Hier davon zu sprechen, dass Menschen „programmiert“ werden, ist aber nur eine Analogie: Ein Computerprogramm hat keine Wahl, außer die einprogrammierte Routine zu durchlaufen, ein Mensch hat fast immer Handlungsalternativen, kann z.B. gegen die eigenen egoistischen Interessen handeln, wenn er jemanden beschützen möchte, der ihm wichtig ist. Und selbst wenn ein Mensch das Gefühl hat, „keinerlei Wahl“ zu haben und vorhersagbar eine bestimmte Handlung unternimmt, ist das zwar mit dem Ausführen einer Programmroutine vergleichbar, aber nicht gleichzusetzen.

Harari vermischt den deskriptiven und normativen Diskurs: Während seine Aussagen so klingen, als wenn Harari bloß beschreibt, wie der Mensch seiner Meinung nach verfasst ist, ergibt sich im Kontext seiner Argumentation eine Rechtfertigung für das „Hacken“, für das Programmieren des Menschen. Die Menschenrechte sollten aber unabhängig von theologischen Erwägungen Geltung beanspruchen dürfen, d.h. auch wenn man annimmt, dass der Mensch keine Seele hat, ist es unethisch, ihn „programmieren“, also der Fremdbestimmung aussetzen zu wollen.

Bei der KI-Debatte geht es also weniger um die Möglichkeiten der Programmierung, der Bewusstwerdung von Maschinen oder die technische Singularität, sondern mehr um das Menschenbild, das solchen Überlegungen zugrunde liegt.
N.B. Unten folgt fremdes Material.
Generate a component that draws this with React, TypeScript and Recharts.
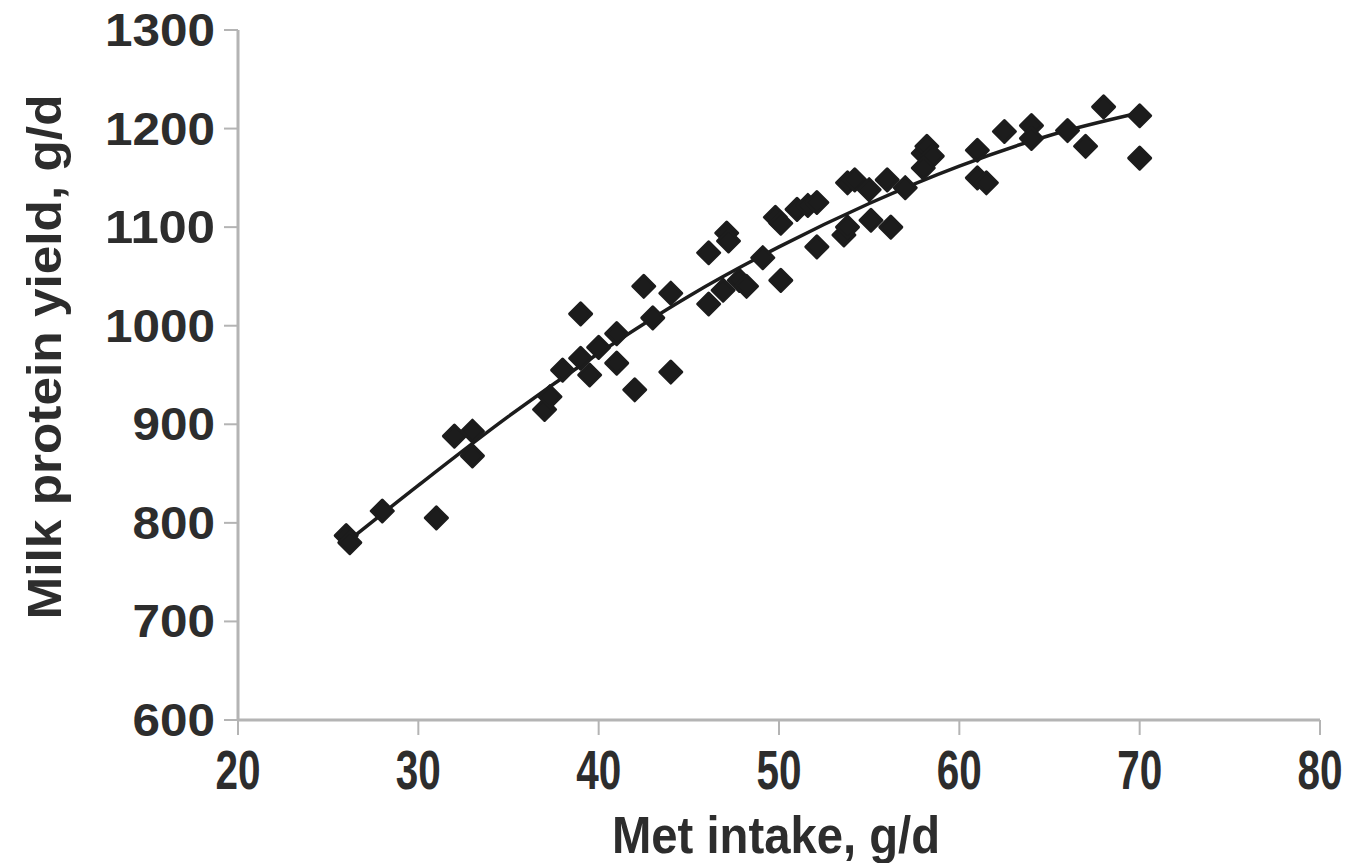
import { ComposedChart, Scatter, Line, XAxis, YAxis, Label } from 'recharts';

document.body.style.margin = '0';

// observed points: Met intake (g/d) vs milk protein yield (g/d)
const metIntake = [
    26, 26.2, 28, 31, 32, 33, 33, 37, 37.3, 38,
    39, 39, 39.5, 40, 41, 41, 42, 42.5, 43, 44,
    44, 46.1, 46.1, 46.9, 47.1, 47.2, 47.8, 48.2, 49.1, 49.8,
    50.1, 50.1, 51, 51.6, 52.1, 52.1, 53.6, 53.8, 53.8, 54.2,
    55.1, 55, 56, 56.2, 57, 58, 58.2, 58.5, 58, 61,
    61, 61.5, 62.5, 64, 64, 66, 67, 68, 70, 70,
];
const proteinYield = [
    787, 780, 812, 805, 888, 893, 868, 915, 928, 955,
    1012, 967, 950, 978, 992, 962, 935, 1040, 1008, 1033,
    953, 1074, 1022, 1036, 1094, 1086, 1046, 1040, 1069, 1110,
    1104, 1046, 1118, 1122, 1125, 1080, 1092, 1100, 1145, 1148,
    1107, 1138, 1148, 1100, 1140, 1175, 1182, 1172, 1160, 1178,
    1150, 1145, 1197, 1203, 1190, 1198, 1182, 1222, 1213, 1170,
];

// fitted curve
const trendX = [26, 30, 35, 40, 45, 50, 55, 60, 65, 70];
const trendY = [780, 838, 908, 972, 1030, 1080, 1124, 1162, 1193, 1216];

const xTicks = [20, 30, 40, 50, 60, 70, 80];
const yTicks = [600, 700, 800, 900, 1000, 1100, 1200, 1300];

const points = metIntake.map((x, i) => ({ x, y: proteinYield[i] }));
const trend = trendX.map((x, i) => ({ x, y: trendY[i] }));

const ink = '#1c1c1c';
const textColor = '#2d2d2d';
const axisColor = '#b4b4b4';
const font = '"Liberation Sans", Arial, sans-serif';

const Diamond = (props: any) => {
    const { cx, cy } = props;
    const r = 11;
    return (
        <path
            d={`M${cx},${cy - r}L${cx + r},${cy}L${cx},${cy + r}L${cx - r},${cy}Z`}
            fill={ink}
            stroke={ink}
            strokeWidth={3}
            strokeLinejoin="round"
        />
    );
};

const XTick = (props: any) => {
    const { x, y, payload } = props;
    const s = String(payload.value);
    return (
        <text
            x={x}
            y={y + 52}
            textAnchor="middle"
            fontSize={56}
            fontWeight="bold"
            fontFamily={font}
            fill={textColor}
            textLength={s.length * 22.5}
            lengthAdjust="spacingAndGlyphs"
        >
            {s}
        </text>
    );
};

const YTick = (props: any) => {
    const { x, y, payload } = props;
    const s = String(payload.value);
    return (
        <text
            x={x}
            y={y + 16}
            textAnchor="end"
            fontSize={46}
            fontWeight="bold"
            fontFamily={font}
            fill={textColor}
            textLength={s.length * 27.5}
            lengthAdjust="spacingAndGlyphs"
        >
            {s}
        </text>
    );
};

const XTitle = () => (
    <text
        x={776}
        y={853}
        textAnchor="middle"
        fontSize={52}
        fontWeight="bold"
        fontFamily={font}
        fill={textColor}
        textLength={328}
        lengthAdjust="spacingAndGlyphs"
    >
        Met intake, g/d
    </text>
);

const YTitle = () => (
    <text
        x={0}
        y={0}
        transform="translate(61, 357) rotate(-90)"
        textAnchor="middle"
        fontSize={49}
        fontWeight="bold"
        fontFamily={font}
        fill={textColor}
        textLength={525}
        lengthAdjust="spacingAndGlyphs"
    >
        Milk protein yield, g/d
    </text>
);

export default function App() {
    return (
        <div style={{ width: 1355, height: 863, background: '#fff' }}>
            <ComposedChart width={1355} height={863} margin={{ top: 30, right: 35, left: 0, bottom: 0 }}>
                <XAxis
                    type="number"
                    dataKey="x"
                    domain={[20, 80]}
                    ticks={xTicks}
                    height={143}
                    tick={<XTick />}
                    tickSize={15}
                    tickMargin={2}
                    axisLine={{ stroke: axisColor, strokeWidth: 3 }}
                    tickLine={{ stroke: axisColor, strokeWidth: 2 }}
                    allowDataOverflow
                >
                    <Label content={<XTitle />} />
                </XAxis>
                <YAxis
                    type="number"
                    dataKey="y"
                    domain={[600, 1300]}
                    ticks={yTicks}
                    width={238}
                    tick={<YTick />}
                    tickSize={14}
                    tickMargin={9}
                    axisLine={{ stroke: axisColor, strokeWidth: 3 }}
                    tickLine={{ stroke: axisColor, strokeWidth: 2 }}
                    allowDataOverflow
                >
                    <Label content={<YTitle />} />
                </YAxis>
                <Line
                    data={trend}
                    dataKey="y"
                    type="monotone"
                    stroke={ink}
                    strokeWidth={3.5}
                    dot={false}
                    activeDot={false}
                    isAnimationActive={false}
                />
                <Scatter data={points} dataKey="y" fill={ink} shape={Diamond} isAnimationActive={false} />
            </ComposedChart>
        </div>
    );
}
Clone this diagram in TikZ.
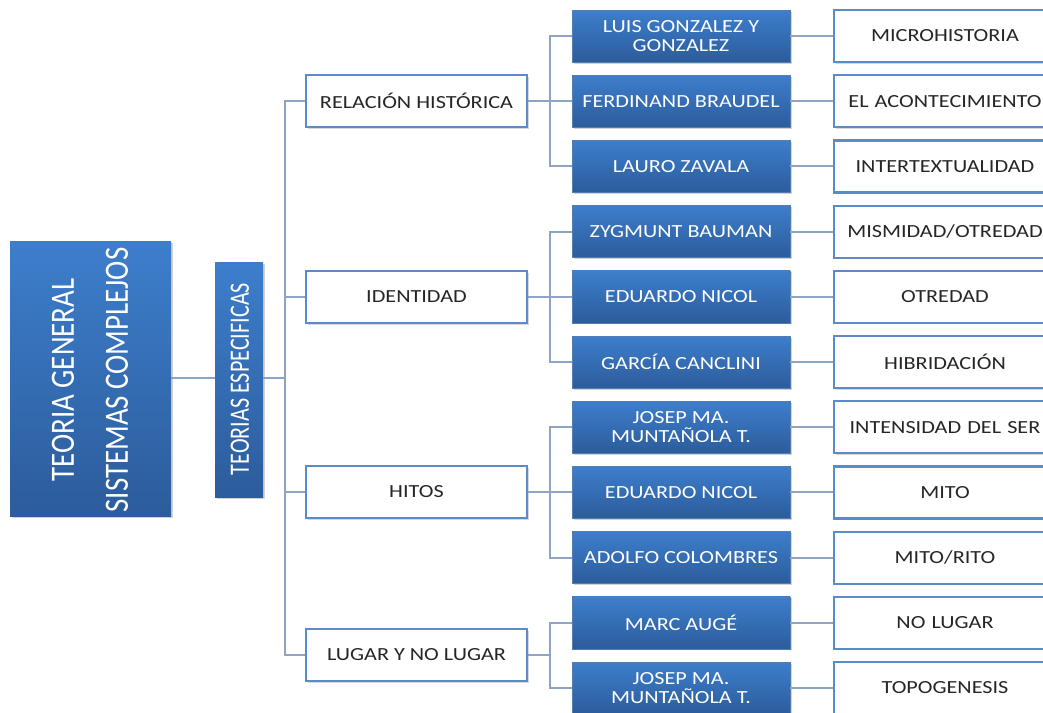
\documentclass[tikz,border=0pt]{standalone}
\usepackage{fontspec}
\setmainfont{Carlito}[FakeStretch=1.2]
\newfontfamily\rotfont{Carlito}[FakeStretch=0.85]
\newfontfamily\rotfontb{Carlito}[FakeStretch=0.79]
\usetikzlibrary{shadows}
\definecolor{btop}{HTML}{3D7ECC}
\definecolor{bbot}{HTML}{2C5C9B}
\definecolor{wborder}{HTML}{5B8BC8}
\definecolor{connc}{HTML}{8EA4C4}
\tikzset{
  bluebox/.style={rectangle, top color=btop, bottom color=bbot, draw=bbot!80, line width=0.5pt,
    minimum width=218pt, minimum height=52pt, text=white, align=center,
    font=\fontsize{18.5}{19.5}\selectfont, inner sep=1pt,
    drop shadow={shadow xshift=1.5pt, shadow yshift=-1.5pt, opacity=0.35}},
  whitebox/.style={rectangle, fill=white, draw=wborder, line width=2.2pt,
    minimum height=52pt, text=black!85, align=center,
    font=\fontsize{18.5}{19}\selectfont, inner sep=1pt,
    drop shadow={shadow xshift=1.5pt, shadow yshift=-1.5pt, opacity=0.3}},
  bigbox/.style={rectangle, top color=btop, bottom color=bbot, draw=none,
    drop shadow={shadow xshift=1.5pt, shadow yshift=-1.5pt, opacity=0.35}},
  rottext/.style={rotate=90, text=white, align=center, inner sep=0pt},
  conn/.style={draw=connc, line width=2pt},
}
\begin{document}
\begin{tikzpicture}[x=1pt,y=-1pt]
\useasboundingbox (0,0) rectangle (1043,712);
\clip (0,0) rectangle (1043,712);
\fill[white] (0,0) rectangle (1043,712);
% root
\node[bigbox, minimum width=161pt, minimum height=275pt] (root) at (90.5,378.5) {};
\node[rottext, font=\rotfont\fontsize{34}{54}\selectfont] (roottxt) at (90,380) {TEORIA GENERAL\\SISTEMAS COMPLEJOS};
\node[bigbox, minimum width=48pt, minimum height=235pt] (te) at (239,379.5) {};
\node[rottext, font=\rotfontb\fontsize{28}{30}\selectfont] (tetxt) at (240,379) {TEORIAS ESPECIFICAS};
\coordinate (tk) at (285,378);
% level 2
\node[whitebox, minimum width=221pt] (l2a) at (416.5,101) {RELACIÓN HISTÓRICA};
\node[whitebox, minimum width=221pt] (l2b) at (416.5,297) {IDENTIDAD};
\node[whitebox, minimum width=221pt] (l2c) at (416.5,492) {HITOS};
\node[whitebox, minimum width=221pt] (l2d) at (416.5,655) {LUGAR Y NO LUGAR};
% level 3
\node[bluebox] (b1) at (681,36) {LUIS GONZALEZ Y\\GONZALEZ};
\node[bluebox] (b2) at (681,101.2) {FERDINAND BRAUDEL};
\node[bluebox] (b3) at (681,166.4) {LAURO ZAVALA};
\node[bluebox] (b4) at (681,231.6) {ZYGMUNT BAUMAN};
\node[bluebox] (b5) at (681,296.8) {EDUARDO NICOL};
\node[bluebox] (b6) at (681,362) {GARCÍA CANCLINI};
\node[bluebox] (b7) at (681,427.2) {JOSEP MA.\\MUNTAÑOLA T.};
\node[bluebox] (b8) at (681,492.4) {EDUARDO NICOL};
\node[bluebox] (b9) at (681,557.6) {ADOLFO COLOMBRES};
\node[bluebox] (b10) at (681,622.8) {MARC AUGÉ};
\node[bluebox] (b11) at (681,688) {JOSEP MA.\\MUNTAÑOLA T.};
% level 4
\begin{scope}[every node/.append style={whitebox, minimum width=222pt, text width=215pt}]
\node (w1) at (945,36) {MICROHISTORIA};
\node (w2) at (945,101.2) {EL ACONTECIMIENTO};
\node (w3) at (945,166.4) {INTERTEXTUALIDAD};
\node (w4) at (945,231.6) {MISMIDAD/OTREDAD};
\node (w5) at (945,296.8) {OTREDAD};
\node (w6) at (945,362) {HIBRIDACIÓN};
\node (w7) at (945,427.2) {INTENSIDAD DEL SER};
\node (w8) at (945,492.4) {MITO};
\node (w9) at (945,557.6) {MITO/RITO};
\node (w10) at (945,622.8) {NO LUGAR};
\node (w11) at (945,688) {TOPOGENESIS};
\end{scope}
% connectors
\draw[conn] (root.east |- tk) -- (te.west |- tk);
\draw[conn] (te.east |- tk) -- (tk);
\foreach \n in {l2a,l2b,l2c,l2d} \draw[conn] (\n.west) -| (tk);
\foreach \p/\c in {l2a/b1,l2a/b2,l2a/b3,l2b/b4,l2b/b5,l2b/b6,l2c/b7,l2c/b8,l2c/b9,l2d/b10,l2d/b11}
  \draw[conn] (\p.east) -- ++(22,0) |- (\c.west);
\foreach \i in {1,...,11} \draw[conn] (b\i.east) -- (w\i.west);
\end{tikzpicture}
\end{document}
Wenn von Musk bis Kurzweil die KI-Forscher davon ausgehen, dass spätestens die technische Singularität zu Konflikten zwischen Menschen und Maschine führen wird, dann stellt sich die Frage, warum so emsig weiter an der KI geforscht wird. Wenn zu befürchten steht, dass irgendwann der Stecker gezogen werden muss und die KI sich vielleicht sogar aus Selbstschutz dagegen wehren würde, warum lässt man es dann nicht sein? Was sind die potenziellen positiven Effekte einer starken, bewussten KI für die Menschheit und wiegen sie die Risiken auf?

Geht es bei der KI-Debatte letztendlich um ganz andere Dinge als die Möglichkeiten und Risiken ihrer Realisation?